A Bíblia é sagrada

Acaba de ser aprovado, na Câmara dos Deputados, projeto de lei que veda qualquer alteração no texto da Bíblia. A matéria segue, agora, para a apreciação do Senado.

Quem, afinal, poderia marchar contra tão importante proposição?

Trata-se, aparentemente, de iniciativa de certo guardião das Escrituras que quer evitar, a todo o custo, adulterações capazes de induzir os fiéis sobre conteúdos contrários à mensagem que o Senhor Deus transmitiu ao longo da tradição oral e escrita.

No entanto, a proposta não ganhou adesão unânime. Pelo menos três partidos, curiosamente pertencentes a campos opostos do espectro político (se é que existe, de fato, algum espectro político digno desse nome nestas plagas…), marcaram posição contrária ao proposto.

E qual foi o principal argumento da corrente contrária a tão relevante quanto fundamental norma? A de que o Estado é laico; de que existe separação entre Estado e Igreja. 

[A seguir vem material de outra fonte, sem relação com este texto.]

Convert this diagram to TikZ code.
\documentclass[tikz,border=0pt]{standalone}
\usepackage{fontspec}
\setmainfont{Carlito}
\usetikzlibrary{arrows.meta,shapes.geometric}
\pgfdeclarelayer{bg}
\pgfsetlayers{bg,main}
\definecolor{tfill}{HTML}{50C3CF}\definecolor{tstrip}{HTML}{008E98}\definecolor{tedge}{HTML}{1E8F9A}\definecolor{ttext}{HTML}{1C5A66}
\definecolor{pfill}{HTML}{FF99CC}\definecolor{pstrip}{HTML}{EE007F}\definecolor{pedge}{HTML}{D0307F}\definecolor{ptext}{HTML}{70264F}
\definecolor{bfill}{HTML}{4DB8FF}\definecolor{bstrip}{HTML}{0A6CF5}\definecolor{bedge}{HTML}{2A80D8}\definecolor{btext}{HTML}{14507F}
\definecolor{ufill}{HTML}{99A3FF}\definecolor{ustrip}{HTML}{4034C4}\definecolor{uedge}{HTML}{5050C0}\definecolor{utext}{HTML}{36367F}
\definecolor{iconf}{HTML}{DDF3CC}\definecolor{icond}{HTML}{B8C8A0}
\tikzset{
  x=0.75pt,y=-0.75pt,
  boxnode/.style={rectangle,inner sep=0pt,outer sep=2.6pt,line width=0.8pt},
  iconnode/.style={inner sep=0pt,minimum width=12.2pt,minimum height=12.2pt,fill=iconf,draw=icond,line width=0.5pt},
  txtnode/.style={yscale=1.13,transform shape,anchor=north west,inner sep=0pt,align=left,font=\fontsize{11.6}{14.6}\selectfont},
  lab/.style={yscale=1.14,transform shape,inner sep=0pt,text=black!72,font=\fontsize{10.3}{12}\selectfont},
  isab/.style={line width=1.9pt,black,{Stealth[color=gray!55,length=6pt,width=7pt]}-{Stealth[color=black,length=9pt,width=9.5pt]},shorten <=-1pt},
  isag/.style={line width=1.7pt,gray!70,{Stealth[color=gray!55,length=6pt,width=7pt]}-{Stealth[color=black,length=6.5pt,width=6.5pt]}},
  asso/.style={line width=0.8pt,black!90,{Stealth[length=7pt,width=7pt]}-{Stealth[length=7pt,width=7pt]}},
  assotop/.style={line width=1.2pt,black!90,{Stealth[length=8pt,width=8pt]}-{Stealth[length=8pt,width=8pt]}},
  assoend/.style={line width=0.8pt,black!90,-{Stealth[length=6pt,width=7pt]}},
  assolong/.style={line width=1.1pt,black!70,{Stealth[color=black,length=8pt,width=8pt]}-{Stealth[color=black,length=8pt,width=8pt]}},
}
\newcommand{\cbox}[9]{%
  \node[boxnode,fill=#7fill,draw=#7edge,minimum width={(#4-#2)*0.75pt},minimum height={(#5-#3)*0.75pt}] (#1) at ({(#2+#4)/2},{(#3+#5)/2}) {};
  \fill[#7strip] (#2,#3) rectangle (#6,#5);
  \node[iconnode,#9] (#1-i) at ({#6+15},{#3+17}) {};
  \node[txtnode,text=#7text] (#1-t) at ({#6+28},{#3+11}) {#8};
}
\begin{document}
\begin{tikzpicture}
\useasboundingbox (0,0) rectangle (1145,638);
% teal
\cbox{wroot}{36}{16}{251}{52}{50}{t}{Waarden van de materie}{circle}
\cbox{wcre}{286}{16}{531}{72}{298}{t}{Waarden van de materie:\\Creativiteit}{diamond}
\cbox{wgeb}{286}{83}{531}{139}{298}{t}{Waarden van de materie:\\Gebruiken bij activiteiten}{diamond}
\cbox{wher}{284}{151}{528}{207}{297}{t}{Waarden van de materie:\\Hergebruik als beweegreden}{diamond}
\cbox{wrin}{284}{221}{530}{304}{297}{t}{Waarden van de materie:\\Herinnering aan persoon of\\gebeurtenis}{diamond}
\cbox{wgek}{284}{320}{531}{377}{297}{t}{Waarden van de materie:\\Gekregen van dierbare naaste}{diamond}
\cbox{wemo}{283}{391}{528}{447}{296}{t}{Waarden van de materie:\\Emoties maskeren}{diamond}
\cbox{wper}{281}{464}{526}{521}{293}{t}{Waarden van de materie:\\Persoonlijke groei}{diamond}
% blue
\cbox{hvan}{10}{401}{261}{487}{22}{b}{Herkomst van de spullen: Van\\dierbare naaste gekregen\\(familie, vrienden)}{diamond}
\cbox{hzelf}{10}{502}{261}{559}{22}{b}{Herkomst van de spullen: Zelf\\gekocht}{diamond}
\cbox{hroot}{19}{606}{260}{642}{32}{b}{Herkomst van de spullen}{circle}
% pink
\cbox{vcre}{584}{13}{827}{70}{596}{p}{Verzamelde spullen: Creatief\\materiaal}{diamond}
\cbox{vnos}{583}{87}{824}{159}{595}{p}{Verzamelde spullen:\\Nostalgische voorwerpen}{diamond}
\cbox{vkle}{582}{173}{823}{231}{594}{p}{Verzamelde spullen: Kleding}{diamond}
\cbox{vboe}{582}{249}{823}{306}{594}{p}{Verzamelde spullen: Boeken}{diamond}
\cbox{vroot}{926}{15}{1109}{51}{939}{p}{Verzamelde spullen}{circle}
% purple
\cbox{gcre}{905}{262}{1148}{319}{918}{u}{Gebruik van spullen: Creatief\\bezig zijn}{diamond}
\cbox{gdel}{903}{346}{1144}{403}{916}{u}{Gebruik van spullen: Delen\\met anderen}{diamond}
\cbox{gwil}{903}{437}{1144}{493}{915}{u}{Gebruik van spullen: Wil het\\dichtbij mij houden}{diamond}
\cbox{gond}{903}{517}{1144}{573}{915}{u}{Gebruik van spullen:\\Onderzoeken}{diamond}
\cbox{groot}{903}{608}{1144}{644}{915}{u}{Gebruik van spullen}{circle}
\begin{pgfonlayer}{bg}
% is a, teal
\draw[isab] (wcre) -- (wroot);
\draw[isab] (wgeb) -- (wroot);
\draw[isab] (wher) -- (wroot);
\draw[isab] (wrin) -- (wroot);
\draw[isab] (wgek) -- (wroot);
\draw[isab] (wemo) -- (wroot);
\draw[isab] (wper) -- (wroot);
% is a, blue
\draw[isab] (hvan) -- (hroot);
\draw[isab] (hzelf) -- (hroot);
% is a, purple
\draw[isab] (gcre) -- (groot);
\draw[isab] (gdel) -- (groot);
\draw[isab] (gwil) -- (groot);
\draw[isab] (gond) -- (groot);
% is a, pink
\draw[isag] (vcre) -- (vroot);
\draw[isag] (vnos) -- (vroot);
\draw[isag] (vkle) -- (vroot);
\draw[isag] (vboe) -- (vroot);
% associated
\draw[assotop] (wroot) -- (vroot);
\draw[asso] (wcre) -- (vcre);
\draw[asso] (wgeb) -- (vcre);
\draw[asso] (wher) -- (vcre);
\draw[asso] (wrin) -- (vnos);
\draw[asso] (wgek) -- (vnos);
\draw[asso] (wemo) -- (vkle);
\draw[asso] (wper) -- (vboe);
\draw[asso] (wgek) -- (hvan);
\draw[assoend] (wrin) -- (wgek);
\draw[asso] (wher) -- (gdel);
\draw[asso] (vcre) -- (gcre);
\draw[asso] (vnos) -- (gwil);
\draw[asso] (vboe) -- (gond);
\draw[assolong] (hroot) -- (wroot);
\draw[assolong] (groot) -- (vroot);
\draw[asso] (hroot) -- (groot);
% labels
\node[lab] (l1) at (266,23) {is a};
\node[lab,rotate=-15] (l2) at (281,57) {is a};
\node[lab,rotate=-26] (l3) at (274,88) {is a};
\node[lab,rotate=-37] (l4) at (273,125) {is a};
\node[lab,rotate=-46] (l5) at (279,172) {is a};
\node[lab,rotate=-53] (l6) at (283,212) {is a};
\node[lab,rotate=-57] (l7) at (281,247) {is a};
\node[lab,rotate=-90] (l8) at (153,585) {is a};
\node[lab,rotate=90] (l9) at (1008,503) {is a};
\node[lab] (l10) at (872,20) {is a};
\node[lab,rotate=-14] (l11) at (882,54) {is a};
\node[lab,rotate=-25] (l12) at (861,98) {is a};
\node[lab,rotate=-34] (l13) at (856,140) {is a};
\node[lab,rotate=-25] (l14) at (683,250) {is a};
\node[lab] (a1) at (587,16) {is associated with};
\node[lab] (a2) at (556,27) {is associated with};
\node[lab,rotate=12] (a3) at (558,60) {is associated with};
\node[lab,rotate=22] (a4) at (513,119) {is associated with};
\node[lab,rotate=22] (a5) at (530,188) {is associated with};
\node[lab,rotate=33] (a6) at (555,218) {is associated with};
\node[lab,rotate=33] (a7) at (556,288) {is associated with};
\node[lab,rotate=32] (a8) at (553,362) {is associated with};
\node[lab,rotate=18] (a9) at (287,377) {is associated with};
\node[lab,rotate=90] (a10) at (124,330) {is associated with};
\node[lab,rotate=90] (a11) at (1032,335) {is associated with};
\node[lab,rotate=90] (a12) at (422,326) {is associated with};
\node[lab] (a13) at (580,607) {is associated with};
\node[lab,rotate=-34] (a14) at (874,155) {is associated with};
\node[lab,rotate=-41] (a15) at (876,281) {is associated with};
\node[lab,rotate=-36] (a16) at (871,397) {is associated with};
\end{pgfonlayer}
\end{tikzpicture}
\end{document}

Quem faz fé nisso ignora as disposições constitucionais que, desde o preâmbulo, fazem referência a Deus e, ainda por cima, garantem aos templos de qualquer culto a imunidade tributária. Esses registros seriam, obviamente, incompatíveis com a summa divisio entre Estado e Igreja. Deus só existe para os crentes e, como bem sublinhou Jesus, deve se dar a Cesar o que é de Cesar e, de imediato, revogada a imunidade dos templos.

Mas, deixando de lado as considerações acacianas, vamos ao mérito.

A Bíblia é Sagrada porque toda ela recebe inspiração divina, a partir da coerente construção dos seus distintos livros. O sagrado do Texto Sagrado emana de todas as palavras revestidas de sentido único, derivadas que são da Palavra, isto é, do Verbo divino que se fez presença entre os homens. 

Nenhum dos versículos bíblicos pode carecer de sentido dentro do respectivo contexto. 

Há, porém, detalhes derivados da diferente compreensão teológica de correntes de pensamento religioso que incluem ou excluem certos livros do Texto Sagrado, por entenderem que essas inclusões ou supressões asseguram a melhor harmonização do texto no seu todo considerado. 

Poderia o Estado se arvorar em poder de conferir o imprimatur para só esta ou aquela versão da Bíblia, que é Sagrada? Evidentemente que não. E aqui, sim, se encontra a garantia fundamental (direito humano em sentido estrito) da liberdade religiosa. 

Todo aquele que confia na Bíblia, palavra de Deus semeada no meio do povo, como tão elegantemente exprime certo hino litúrgico, tem o direito de escolher a edição com a qual melhor possa se aproximar, sempre mais, do Sagrado. 

Wagner Balera é professor titular de Direitos Humanos na Faculdade de Direito da PUC-SP e conselheiro do Núcleo Fé e Cultura da PUC-SP.